I would add one caveat though: the existence of a rule doesn't say anything about the quality of the rule. So the "suckiness" may not just be about "does a rule exist?" but also "is the rule good for its purpose?"
 


I would add one caveat though: the existence of a rule doesn't say anything about the quality of the rule. So the "suckiness" may not just be about "does a rule exist?" but also "is the rule good for its purpose?"
And thus the exquisite agony and terrible beauty of "the GM decides."
 

I would add one caveat though: the existence of a rule doesn't say anything about the quality of the rule. So the "suckiness" may not just be about "does a rule exist?" but also "is the rule good for its purpose?"
I'll add one more to that: A lot of people play RPGs a certain way, game to game, rarely changing. That's particularly true of D&D in my experience. Lots of people I know tried to run each edition the same to varying levels of success. So when they encounter certain rules, those rules "suck" because while it may fit perfectly well with the game system if the game is played according to the way that game is pushing play, it doesn't work well with how they're choosing to play the game. Rather than examine how they are designing and running or playing games, they point to the rules as the problem.
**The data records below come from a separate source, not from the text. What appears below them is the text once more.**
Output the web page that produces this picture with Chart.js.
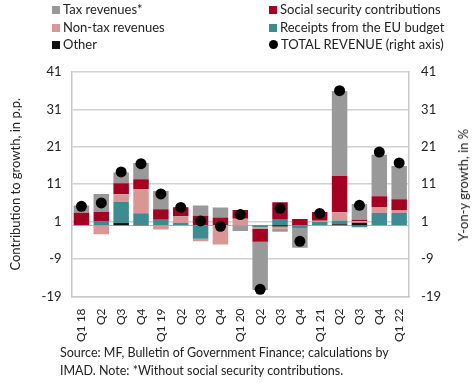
<!DOCTYPE html>
<html>
<head>
<meta charset="utf-8">
<script src="https://cdn.jsdelivr.net/npm/chart.js@4.4.0/dist/chart.umd.min.js"></script>
<style>
  body { margin: 0; background: #fff; font-family: Lato, sans-serif; color: #222; }
  #wrap { position: relative; width: 475px; height: 388px; }
  #chart { position: absolute; left: 0; top: 0; }
  #legend { position: absolute; left: 0; top: 1px; width: 475px; font-size: 13px; }
  .item { position: absolute; white-space: nowrap; line-height: 17px; }
  .mark { display: inline-block; width: 8px; height: 8px; margin-right: 3px; vertical-align: 0px; }
  .dot { border-radius: 50%; width: 9px; height: 9px; }
  #rightTitle { position: absolute; left: 463px; top: 185px; font-size: 13px; white-space: nowrap;
                transform: translate(-50%, -50%) rotate(-90deg); }
  #source { position: absolute; left: 60px; top: 344px; font-size: 12.5px; line-height: 18px; color: #222; }
</style>
</head>
<body>
<div id="wrap">
  <canvas id="chart" width="475" height="346"></canvas>
  <div id="legend"></div>
  <div id="rightTitle">Y-on-y growth, in %</div>
  <div id="source">Source: MF, Bulletin of Government Finance; calculations by<br>IMAD. Note: *Without social security contributions.</div>
</div>
<script>
const quarters = ['Q1 18', 'Q2', 'Q3', 'Q4', 'Q1 19', 'Q2', 'Q3', 'Q4', 'Q1 20', 'Q2', 'Q3', 'Q4', 'Q1 21', 'Q2', 'Q3', 'Q4', 'Q1 22'];

const taxRevenues = [1.9, 4.8, 2.9, 4.3, 4.9, 0, 2.7, 2.7, -1.5, -12.9, -0.8, -5.3, 0, 22.7, 4.2, 11.1, 8.9];
const socialContributions = [3.3, 2.4, 2.9, 2.7, 2.8, 2.4, 2.6, 2.1, 2.3, -3.4, 4.5, 1.7, 2.3, 9.7, 0.4, 2.9, 3.0];
const nonTaxRevenues = [0, -2.4, 2.1, 6.4, -1.1, 1.8, -0.7, -5.1, 1.8, -0.45, -0.6, 0, 0.35, 2.2, 0.4, 1.6, 0.7];
const euReceipts = [0.1, 1.2, 5.6, 3.1, 1.5, 0.65, -3.55, 0, 0, -0.5, 1.7, -0.7, 0.9, 1.0, -0.5, 3.3, 3.3];
const otherRevenues = [0, 0, 0.65, 0.15, 0, 0, 0, 0, 0, 0, -0.3, 0, 0, 0.3, 0.7, 0, 0];
const totalRevenue = [5.1, 6.0, 14.3, 16.5, 8.4, 4.8, 1.2, -0.25, 2.9, -17.1, 4.55, -4.25, 3.2, 36.0, 5.35, 19.6, 16.7];

const yTicks = [-19, -9, 1, 11, 21, 31, 41];

const colors = {
    tax: '#999999',
    social: '#a50021',
    nonTax: '#da9694',
    eu: '#3b8c93',
    other: '#111111',
    total: '#000000'
};

// legend is laid out in two columns like the original
const legendItems = [
    { text: 'Tax revenues*', color: colors.tax, col: 0, row: 0 },
    { text: 'Social security contributions', color: colors.social, col: 1, row: 0 },
    { text: 'Non-tax revenues', color: colors.nonTax, col: 0, row: 1 },
    { text: 'Receipts from the EU budget', color: colors.eu, col: 1, row: 1 },
    { text: 'Other', color: colors.other, col: 0, row: 2 },
    { text: 'TOTAL REVENUE (right axis)', color: colors.total, col: 1, row: 2, dot: true }
];
const legend = document.getElementById('legend');
legendItems.forEach(function(it) {
    const d = document.createElement('div');
    d.className = 'item';
    d.style.left = (it.col ? 269 : 52) + 'px';
    d.style.top = (it.row * 17.5) + 'px';
    d.innerHTML = '<span class="mark' + (it.dot ? ' dot' : '') + '" style="background:' + it.color + '"></span>' + it.text;
    legend.appendChild(d);
});

const zeroLine = {
    id: 'zeroLine',
    beforeDatasetsDraw(chart) {
        const ctx = chart.ctx;
        const y = Math.round(chart.scales.y.getPixelForValue(0)) + 0.5;
        ctx.save();
        ctx.strokeStyle = '#b5b5b5';
        ctx.lineWidth = 1;
        ctx.beginPath();
        ctx.moveTo(chart.chartArea.left, y);
        ctx.lineTo(chart.chartArea.right, y);
        ctx.stroke();
        ctx.restore();
    }
};

const tickFont = { family: 'Lato', size: 13 };

function barSet(label, data, color) {
    return {
        type: 'bar',
        label: label,
        data: data,
        backgroundColor: color,
        barPercentage: 0.78,
        categoryPercentage: 1,
        yAxisID: 'y',
        order: 2
    };
}

new Chart(document.getElementById('chart').getContext('2d'), {
    data: {
        labels: quarters,
        datasets: [
            {
                type: 'line',
                label: 'TOTAL REVENUE (right axis)',
                data: totalRevenue,
                showLine: false,
                pointRadius: 5.5,
                pointBackgroundColor: colors.total,
                pointBorderWidth: 0,
                yAxisID: 'y2',
                order: 1
            },
            barSet('Other', otherRevenues, colors.other),
            barSet('Receipts from the EU budget', euReceipts, colors.eu),
            barSet('Non-tax revenues', nonTaxRevenues, colors.nonTax),
            barSet('Social security contributions', socialContributions, colors.social),
            barSet('Tax revenues*', taxRevenues, colors.tax)
        ]
    },
    options: {
        responsive: false,
        animation: false,
        layout: { padding: { top: 72, left: 8, right: 22, bottom: 0 } },
        plugins: {
            legend: { display: false },
            tooltip: { enabled: false }
        },
        scales: {
            x: {
                stacked: true,
                grid: { display: false },
                border: { color: '#c8c8c8', width: 1.5 },
                ticks: {
                    color: '#222',
                    font: { family: 'Lato', size: 12 },
                    maxRotation: 90,
                    minRotation: 90,
                    autoSkip: false,
                    padding: 4
                }
            },
            y: {
                stacked: true,
                position: 'left',
                min: -19,
                max: 41,
                afterBuildTicks: function(axis) {
                    axis.ticks = yTicks.map(function(v) { return { value: v }; });
                },
                grid: { color: '#d0d0d0', lineWidth: 1.5, drawTicks: false },
                border: { color: '#c8c8c8', width: 1.5 },
                ticks: { color: '#222', font: tickFont, padding: 10 },
                title: {
                    display: true,
                    text: 'Contribution to growth, in p.p.',
                    color: '#222',
                    font: { family: 'Lato', size: 13 },
                    padding: { top: 0, bottom: 8 }
                }
            },
            y2: {
                position: 'right',
                min: -19,
                max: 41,
                afterBuildTicks: function(axis) {
                    axis.ticks = yTicks.map(function(v) { return { value: v }; });
                },
                grid: { drawOnChartArea: false, drawTicks: false },
                border: { color: '#c8c8c8', width: 1.5 },
                ticks: { color: '#222', font: tickFont, padding: 12 }
            }
        }
    },
    plugins: [zeroLine]
});
</script>
</body>
</html>
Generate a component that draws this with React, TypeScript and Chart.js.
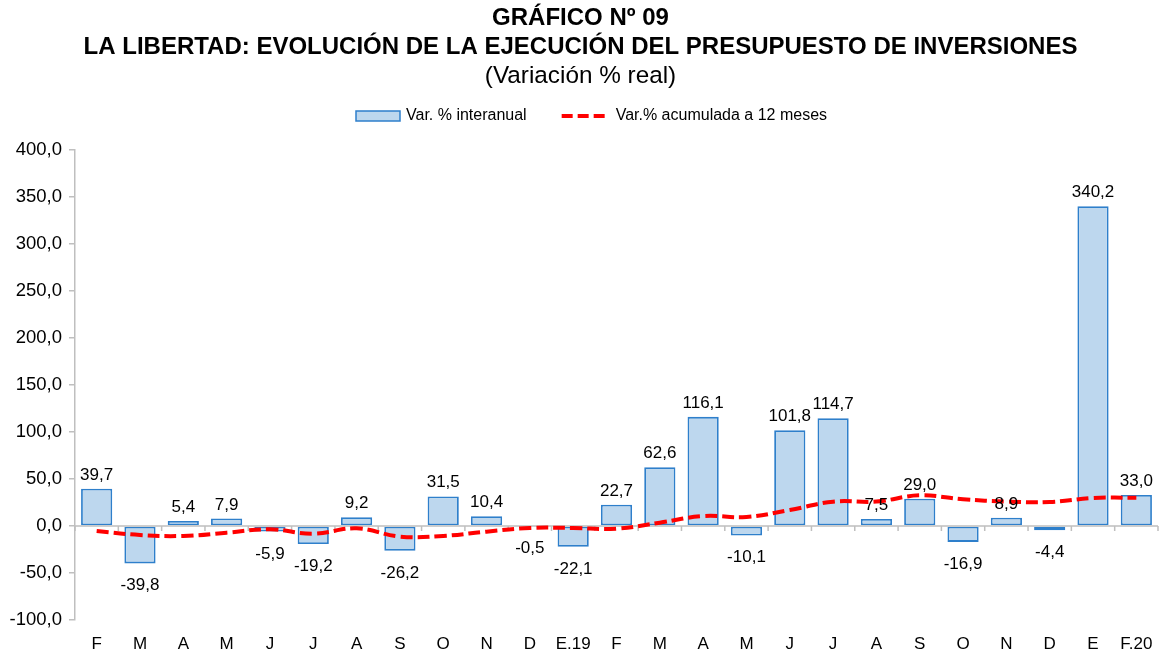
import React, { useEffect, useRef } from 'react';
import { Chart, registerables } from 'chart.js';

Chart.register(...registerables);

const FONT = "'Liberation Sans', Arial, Helvetica, sans-serif";

const titleLines = ['GRÁFICO Nº 09', 'LA LIBERTAD: EVOLUCIÓN DE LA EJECUCIÓN DEL PRESUPUESTO DE INVERSIONES'];
const subtitleText = '(Variación % real)';
const seriesNames = ['Var. % interanual', 'Var.% acumulada a 12 meses'];

const categories = ['F', 'M', 'A', 'M', 'J', 'J', 'A', 'S', 'O', 'N', 'D', 'E.19', 'F', 'M', 'A', 'M', 'J', 'J', 'A', 'S', 'O', 'N', 'D', 'E', 'F.20'];
const interanual = [39.7, -39.8, 5.4, 7.9, -5.9, -19.2, 9.2, -26.2, 31.5, 10.4, -0.5, -22.1, 22.7, 62.6, 116.1, -10.1, 101.8, 114.7, 7.5, 29.0, -16.9, 8.9, -4.4, 340.2, 33.0];
const acumulada = [-5.3, -9.6, -10.6, -7.1, -3.5, -8.2, -2.5, -11.3, -10.6, -6.0, -2.1, -2.1, -2.8, 3.5, 10.6, 9.6, 17.0, 25.9, 26.0, 32.6, 28.4, 26.0, 25.5, 29.8, 30.0];
const yMin = -100;
const yMax = 400;
const yStep = 50;

const BAR_FILL = '#BDD7EE';
const BAR_BORDER = '#2E7FCB';
const LINE_COLOR = '#FF0000';
const AXIS_COLOR = '#BFBFBF';

const fmt = (v: number) => v.toFixed(1).replace('.', ',');

const headerPlugin = {
  id: 'header',
  afterDraw(chart: any) {
    const ctx = chart.ctx;
    const cx = chart.width / 2;
    ctx.save();
    ctx.fillStyle = '#000';
    ctx.textAlign = 'center';
    ctx.textBaseline = 'middle';
    ctx.font = `bold 24px ${FONT}`;
    ctx.fillText(titleLines[0], cx, 18);
    ctx.fillText(titleLines[1], cx, 47);
    ctx.font = `24.3px ${FONT}`;
    ctx.fillText(subtitleText, cx, 76);

    // legend
    const ly = 116;
    ctx.font = `16px ${FONT}`;
    ctx.textAlign = 'left';
    let x = 356;
    ctx.fillStyle = BAR_FILL;
    ctx.strokeStyle = BAR_BORDER;
    ctx.lineWidth = 1.5;
    ctx.fillRect(x, ly - 5, 44, 10);
    ctx.strokeRect(x, ly - 5, 44, 10);
    x += 50;
    ctx.fillStyle = '#000';
    ctx.fillText(seriesNames[0], x, ly);
    x += ctx.measureText(seriesNames[0]).width + 35;
    ctx.strokeStyle = LINE_COLOR;
    ctx.lineWidth = 4;
    ctx.setLineDash([11, 5]);
    ctx.beginPath();
    ctx.moveTo(x, ly);
    ctx.lineTo(x + 43, ly);
    ctx.stroke();
    ctx.setLineDash([]);
    x += 54;
    ctx.fillText(seriesNames[1], x, ly);
    ctx.restore();
  },
};

const zeroAxisPlugin = {
  id: 'zeroAxis',
  afterDatasetDraw(chart: any, args: any) {
    if (args.index !== 0) return;
    const { ctx, chartArea } = chart;
    const xs = chart.scales.x;
    const y0 = chart.scales.y.getPixelForValue(0);
    ctx.save();
    ctx.strokeStyle = AXIS_COLOR;
    ctx.lineWidth = 1.5;
    ctx.beginPath();
    ctx.moveTo(chartArea.left, y0);
    ctx.lineTo(chartArea.right, y0);
    for (let i = 0; i <= categories.length; i++) {
      const bx = xs.getPixelForValue(i - 0.5);
      ctx.moveTo(bx, y0);
      ctx.lineTo(bx, y0 + 5);
    }
    ctx.stroke();
    ctx.restore();
  },
};

const labelPlugin = {
  id: 'barLabels',
  afterDatasetsDraw(chart: any) {
    const { ctx } = chart;
    const meta = chart.getDatasetMeta(0);
    ctx.save();
    ctx.fillStyle = '#000';
    ctx.font = `17px ${FONT}`;
    ctx.textAlign = 'center';
    ctx.textBaseline = 'alphabetic';
    meta.data.forEach((el: any, i: number) => {
      const v = interanual[i];
      const text = fmt(v);
      if (v >= 0) {
        ctx.fillText(text, el.x, el.y - 9);
      } else {
        ctx.fillText(text, el.x, el.y + 27);
      }
    });
    ctx.restore();
  },
};

export default function App() {
  const ref = useRef<HTMLCanvasElement | null>(null);

  useEffect(() => {
    if (!ref.current) return;
    const chart = new Chart(ref.current, {
      type: 'bar',
      data: {
        labels: categories,
        datasets: [
          {
            type: 'bar',
            label: seriesNames[0],
            data: interanual,
            backgroundColor: BAR_FILL,
            borderColor: BAR_BORDER,
            borderWidth: 1.8,
            borderSkipped: false,
            barPercentage: 0.72,
            categoryPercentage: 1,
            order: 1,
          },
          {
            type: 'line',
            label: seriesNames[1],
            data: acumulada,
            borderColor: LINE_COLOR,
            backgroundColor: LINE_COLOR,
            borderWidth: 4,
            borderDash: [12, 5],
            tension: 0.4,
            pointRadius: 0,
            fill: false,
            order: 0,
          },
        ],
      },
      options: {
        responsive: false,
        animation: false,
        layout: { padding: { top: 150, left: 0, right: 3, bottom: 0 } },
        plugins: {
          legend: { display: false },
          title: { display: false },
          tooltip: { enabled: false },
        },
        scales: {
          x: {
            offset: true,
            grid: { display: false },
            border: { display: false },
            ticks: {
              color: '#000',
              font: { family: FONT, size: 17 },
              padding: 6,
              maxRotation: 0,
              autoSkip: false,
            },
            afterFit(scale: any) {
              scale.height = 33;
            },
          },
          y: {
            min: yMin,
            max: yMax,
            grid: {
              display: true,
              drawOnChartArea: false,
              drawTicks: true,
              tickLength: 6,
              color: AXIS_COLOR,
              lineWidth: 1.5,
            },
            border: { display: true, color: AXIS_COLOR, width: 1.5 },
            ticks: {
              stepSize: yStep,
              color: '#000',
              font: { family: FONT, size: 18.5 },
              padding: 7,
              callback: (v: any) => fmt(Number(v)),
            },
            afterFit(scale: any) {
              scale.width = 75;
            },
          },
        },
      },
      plugins: [zeroAxisPlugin, labelPlugin, headerPlugin],
    });
    return () => chart.destroy();
  }, []);

  return (
    <div style={{ position: 'fixed', left: 0, top: 0, width: 1161, height: 653, background: '#fff' }}>
      <canvas ref={ref} width={1161} height={653} style={{ display: 'block' }} />
    </div>
  );
}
Having run afoul of this in my own games when converting from 3e to 4e, I took a different approach: I design my adventures and games according to what the rules say. And voila everything works. My exploration pillar is based around what is in the 5e PHB and DMG, so I have no issues. (One more caveat: Just because the adventure or campaign works well when designed with the rules in mind, doesn't mean it is necessarily a fun game experience for all players. Some folks have a visceral reaction to resource tracking during travel, for example. No rule is likely to change that.)
 


He’s got his issues, but there’s no denying the elegance of this: It Cannot Be Seen, Cannot Be Smelt: Hacking Time in D&D
I personally use a very complicated system involving hashmarks on a piece of paper, each one representing 10 minutes of game time passed. When I get to the sixth one, rather than just another vertical line, I use a special flourish in which I draw a diagonal line across the five vertical lines, meaning that an hour has passed.
 

This is an extremely poor restatement of various posts. The actual response is you saying that it's in the rules, but that the rules either provide multiple options for that thing or give some suggestions but then directly leave it to the GM. The point being that "in the rules" actually encompasses a pretty broad range of possibility and not just the one you have selected for your table as the GM. The next table over can have a completely different approach and still ve just as RAW as you.
I'm not trying to out-rules as written anybody. That's the thing. It's confusing as to why these conversations have to be adversarial.